# 1st Grooming..... And Oh SO Cute!!!



## BrutusBuckeye (Apr 5, 2011)

Brutus is 16 weeks today and we had him groomed for the first time. Needless to say that I was nervous, but when I picked him up I was pleasantly surprised!!!! He is so cute and you can actually see his eyes again


----------



## whimsy (Apr 3, 2010)

Awwwww! What a precious little face!! He looks great!


----------



## Moe's Gram (Oct 9, 2009)

You just gotta love that face!!!


----------



## morriscsps (Aug 17, 2010)

Oh no!!! The eyes! They are visible and they are doing the "I wuv you so much...... May I have a cookie?" look. Puppy eyes are my weakness. He needs a cookie for being so cute.


----------



## Sivi (Jun 1, 2010)

So very cute!
I just love this little face.


----------



## Lizzie'sMom (Oct 13, 2010)

He looks so handsome!


----------



## The Laughing Magpie (Aug 20, 2009)

What a cute face.


----------



## marlowe'sgirl (Jun 17, 2010)

So cute. A successful first grooming. Usually there are just horror stories that keep me from ever getting anything other than the paws/legs/sanitary trim. Maybe one day I'll be brave and end up with a cutie like yours.


----------



## lkwilson (Mar 6, 2011)

What a cutie, that makes me think even more about doing the same to Coach... not having much luck with the at home grooming. How long did they cut his coat to?


----------



## pjewel (Apr 11, 2007)

He is so cute. I love the expression on his face.


----------



## TilliesMom (Sep 30, 2010)

awwwww, adorable! he sure has the puppy dog eyes DOWN pat! LOL


----------



## BrutusBuckeye (Apr 5, 2011)

lkwilson said:


> What a cutie, that makes me think even more about doing the same to Coach... not having much luck with the at home grooming. How long did they cut his coat to?

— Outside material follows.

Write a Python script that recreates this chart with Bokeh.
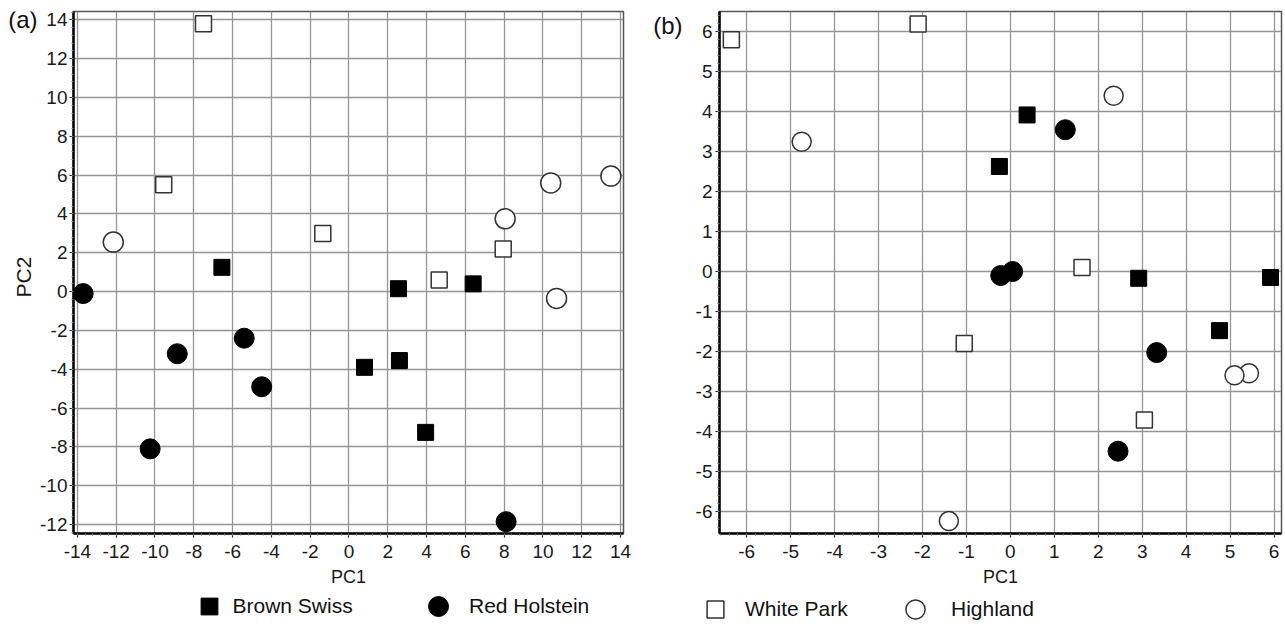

I had his coat cut down to 1 1/2 inches. It is long enough that he still has a little of the shaggy look but not too scruffy! I love it! I was so nervous but was like a little girl when I picked him up!!! :whoo:


----------



## Kathie (Jul 31, 2008)

He looks wonderful - your groomer is a keeper! I love the look on his face - so adorable!


----------



## clare (Feb 6, 2010)

Brutus looks great,I just love the cut!


----------



## Luciledodd (Sep 5, 2009)

You sure got a winner there. Love the look.


----------



## HavaneseSoon (Nov 4, 2008)

Cute! Cute! Cute! Do you have pictures before the groom?


----------



## motherslittlehelper (Mar 18, 2010)

He does look darling! Agree with Linda, would love to see before groom pictures.


----------



## Suzi (Oct 27, 2010)

I love is new cut. He must have been a good little guy for the groomer to do such a nice job! I found this photo painting I can't remember if I posted it for you or not. The picture must not have shown his tan coloring. Maddie and him have similar markings


----------



## eso (Nov 1, 2009)

Seriously adorable!!


----------



## kimnaz (Feb 15, 2011)

OMG.....he is stunning. His facial expressions are great!!


----------



## JudyD (Feb 21, 2011)

Brutus is adorable. I love his facial expression. Your groomed did a great job.


----------



## Kirby (Mar 7, 2011)

Oh my gosh! Your darling Brutus looks so much like Kirby after his first grooming I can hardly believe my eyes! Just a precious pup you have and it looks like his groomer knows exactly how to groom a beautiful boy like Brutus!

I will try to hunt up the photo of Kirby and post it....It's hard to believe his first grooming was over 8 years ago...Time goes by so fast ~~


----------



## Laurief (Nov 7, 2006)

So adorable!!!!


----------



## Lilly'sMom (Jan 28, 2010)

So cute! He looks like such a little man.


----------



## pjewel (Apr 11, 2007)

I was so in love with that photo of Brutus and the expression on his face that I had to play with it. I love his eyes.


----------



## LuckyOne (Sep 3, 2009)

pjewel said:


> I was so in love with that photo of Brutus and the expression on his face that I had to play with it. I love his eyes.


Very nice. Such a great subject!


----------



## West End Girl (Feb 18, 2011)

Absolutely adorable! Very expressive! 

Love your pics! How do you get him to look at you like that??


----------



## clare (Feb 6, 2010)

Wow Gerri that is great!


----------



## pjewel (Apr 11, 2007)

Thanks Gigi. I'm hooked on photo painting now, my latest obsession.


----------



## Pattie (Jun 25, 2008)

Just a beautiful boy and the artwork of him is lovely, too.


----------



## BrutusBuckeye (Apr 5, 2011)

West End Girl said:


> Absolutely adorable! Very expressive!
> 
> Love your pics! How do you get him to look at you like that??


He never looks at me like that, but he was SO exhausted from his grooming that he was staring at me like he was drugged. I'm pretty sure he was sleeping with his eyes open lol! I think he was saying "mom, can you get that camera out of my face and can I puh-leeze go to sleep now?!?!


----------